* What is needed *
Identify and reproduce every line holding the string "that".

# # # # # # #

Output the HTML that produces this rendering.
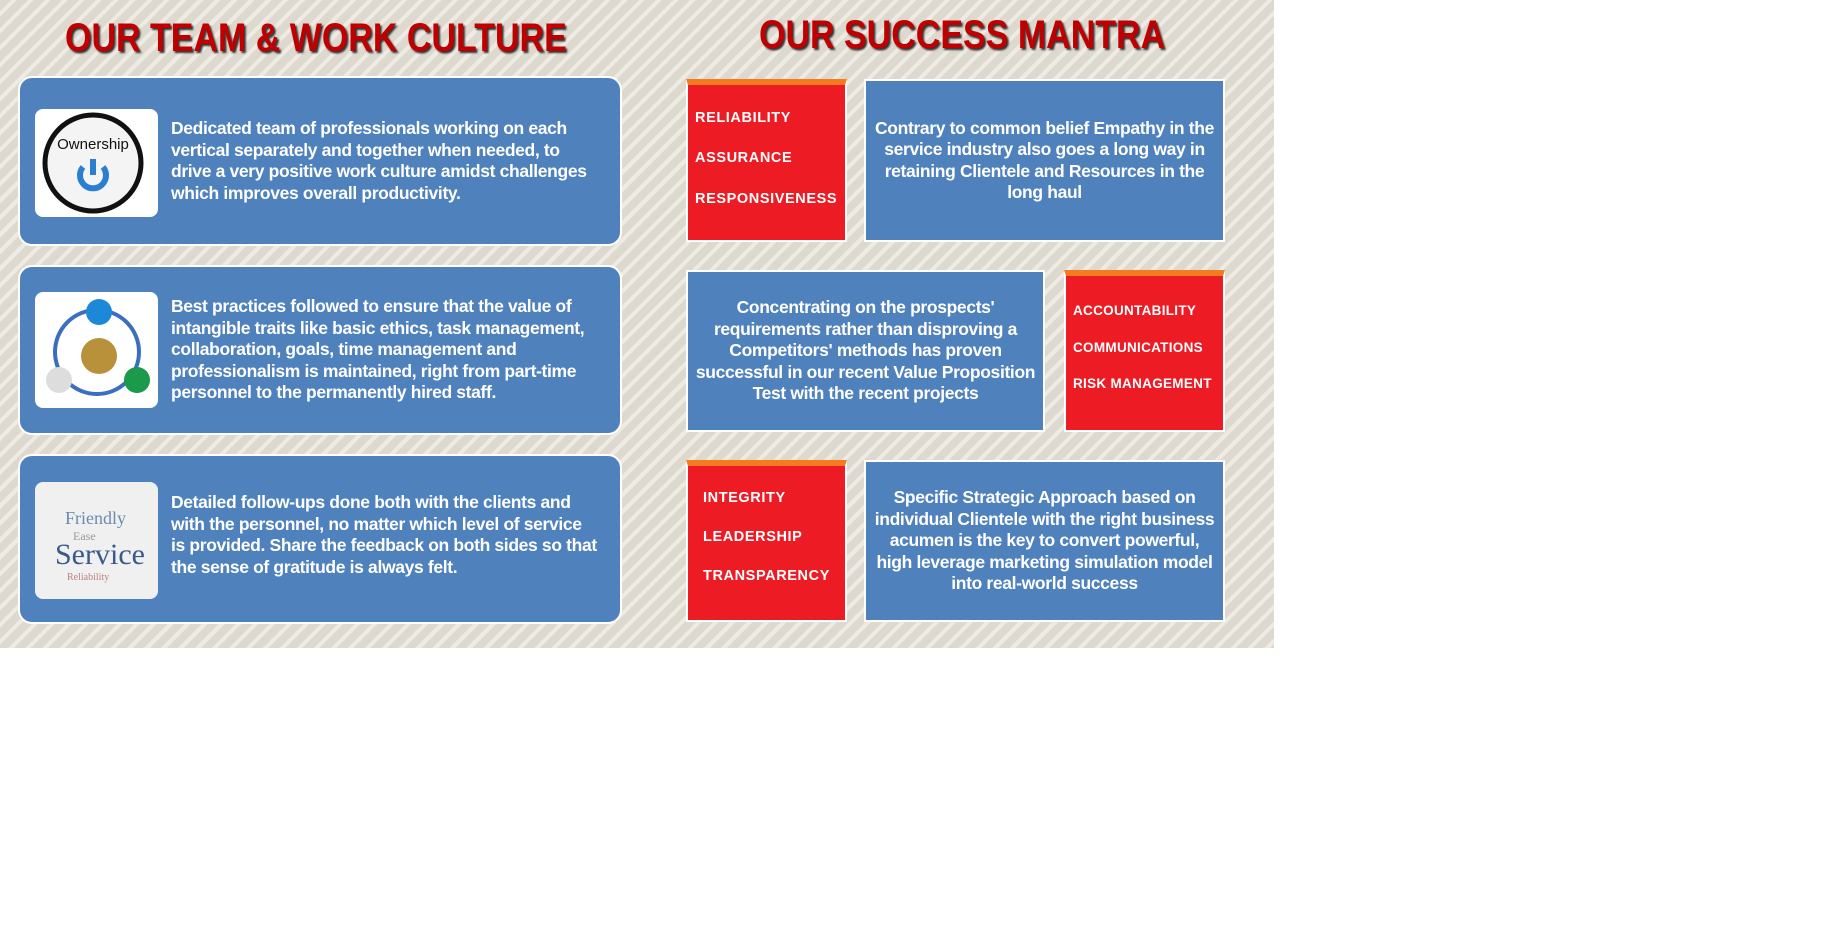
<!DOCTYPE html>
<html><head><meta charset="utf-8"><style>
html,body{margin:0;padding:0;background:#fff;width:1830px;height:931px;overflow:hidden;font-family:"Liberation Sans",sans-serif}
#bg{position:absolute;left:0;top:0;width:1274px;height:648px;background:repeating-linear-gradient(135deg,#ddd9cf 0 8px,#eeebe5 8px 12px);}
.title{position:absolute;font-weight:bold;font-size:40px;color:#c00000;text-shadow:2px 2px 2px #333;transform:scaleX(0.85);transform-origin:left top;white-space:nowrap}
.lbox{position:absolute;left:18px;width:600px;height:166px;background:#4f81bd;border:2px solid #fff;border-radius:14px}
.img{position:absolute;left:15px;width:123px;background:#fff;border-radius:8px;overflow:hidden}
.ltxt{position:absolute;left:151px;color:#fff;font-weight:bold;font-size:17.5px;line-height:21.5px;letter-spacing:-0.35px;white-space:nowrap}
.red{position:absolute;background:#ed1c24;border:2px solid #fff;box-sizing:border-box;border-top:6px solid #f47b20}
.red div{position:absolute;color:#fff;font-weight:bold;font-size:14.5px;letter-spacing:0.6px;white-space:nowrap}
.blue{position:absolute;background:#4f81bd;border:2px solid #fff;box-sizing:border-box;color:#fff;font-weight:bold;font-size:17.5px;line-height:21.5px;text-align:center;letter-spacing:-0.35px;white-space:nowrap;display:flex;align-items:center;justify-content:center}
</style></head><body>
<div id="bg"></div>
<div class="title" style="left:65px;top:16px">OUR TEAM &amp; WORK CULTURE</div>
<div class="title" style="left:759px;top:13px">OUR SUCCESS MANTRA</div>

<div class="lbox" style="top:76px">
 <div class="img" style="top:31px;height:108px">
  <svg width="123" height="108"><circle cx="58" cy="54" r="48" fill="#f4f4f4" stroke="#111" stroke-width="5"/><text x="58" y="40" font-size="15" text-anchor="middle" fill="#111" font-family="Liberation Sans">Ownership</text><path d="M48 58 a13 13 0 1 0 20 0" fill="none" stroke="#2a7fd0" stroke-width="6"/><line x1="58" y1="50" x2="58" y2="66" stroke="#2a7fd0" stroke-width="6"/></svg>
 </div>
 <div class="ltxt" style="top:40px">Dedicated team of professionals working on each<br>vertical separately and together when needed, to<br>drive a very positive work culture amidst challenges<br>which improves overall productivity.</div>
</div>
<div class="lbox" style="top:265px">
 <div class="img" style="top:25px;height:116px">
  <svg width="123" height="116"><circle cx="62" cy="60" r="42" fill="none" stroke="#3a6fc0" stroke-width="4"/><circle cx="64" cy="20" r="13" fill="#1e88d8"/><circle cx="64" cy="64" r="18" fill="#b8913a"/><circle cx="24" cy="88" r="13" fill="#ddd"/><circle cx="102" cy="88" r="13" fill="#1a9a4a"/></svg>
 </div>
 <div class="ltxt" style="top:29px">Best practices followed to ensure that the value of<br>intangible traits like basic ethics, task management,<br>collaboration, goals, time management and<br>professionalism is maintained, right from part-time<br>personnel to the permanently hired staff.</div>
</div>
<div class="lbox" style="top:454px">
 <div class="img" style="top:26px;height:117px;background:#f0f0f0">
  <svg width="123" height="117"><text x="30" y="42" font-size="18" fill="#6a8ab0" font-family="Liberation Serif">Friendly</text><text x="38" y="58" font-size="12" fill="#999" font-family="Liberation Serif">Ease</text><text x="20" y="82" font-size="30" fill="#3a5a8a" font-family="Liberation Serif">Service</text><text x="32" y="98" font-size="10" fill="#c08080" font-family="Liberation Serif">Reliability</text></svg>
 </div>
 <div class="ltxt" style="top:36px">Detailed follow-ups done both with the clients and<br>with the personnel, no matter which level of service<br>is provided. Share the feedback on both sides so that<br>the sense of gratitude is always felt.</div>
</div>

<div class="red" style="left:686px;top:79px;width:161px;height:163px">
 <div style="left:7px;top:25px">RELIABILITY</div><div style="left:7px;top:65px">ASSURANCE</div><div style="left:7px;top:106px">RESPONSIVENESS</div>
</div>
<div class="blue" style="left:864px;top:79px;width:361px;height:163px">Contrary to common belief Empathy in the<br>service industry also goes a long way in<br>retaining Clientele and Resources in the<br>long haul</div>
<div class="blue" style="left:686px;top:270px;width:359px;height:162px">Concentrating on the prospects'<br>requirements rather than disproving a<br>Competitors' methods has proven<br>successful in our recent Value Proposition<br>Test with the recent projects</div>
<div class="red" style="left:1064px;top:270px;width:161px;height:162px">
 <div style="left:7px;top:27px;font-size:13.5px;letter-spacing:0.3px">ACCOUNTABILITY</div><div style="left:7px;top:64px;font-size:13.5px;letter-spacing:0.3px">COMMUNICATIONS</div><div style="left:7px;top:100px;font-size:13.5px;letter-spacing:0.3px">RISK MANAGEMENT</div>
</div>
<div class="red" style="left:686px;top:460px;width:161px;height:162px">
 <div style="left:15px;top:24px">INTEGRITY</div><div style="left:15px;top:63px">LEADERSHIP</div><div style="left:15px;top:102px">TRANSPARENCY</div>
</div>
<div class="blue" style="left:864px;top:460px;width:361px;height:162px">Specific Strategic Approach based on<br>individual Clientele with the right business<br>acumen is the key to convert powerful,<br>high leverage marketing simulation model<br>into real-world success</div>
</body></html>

# # # # # # #

* Response to this task *
Output the HTML that produces this rendering.
 <div class="ltxt" style="top:29px">Best practices followed to ensure that the value of<br>intangible traits like basic ethics, task management,<br>collaboration, goals, time management and<br>professionalism is maintained, right from part-time<br>personnel to the permanently hired staff.</div>
 <div class="ltxt" style="top:36px">Detailed follow-ups done both with the clients and<br>with the personnel, no matter which level of service<br>is provided. Share the feedback on both sides so that<br>the sense of gratitude is always felt.</div>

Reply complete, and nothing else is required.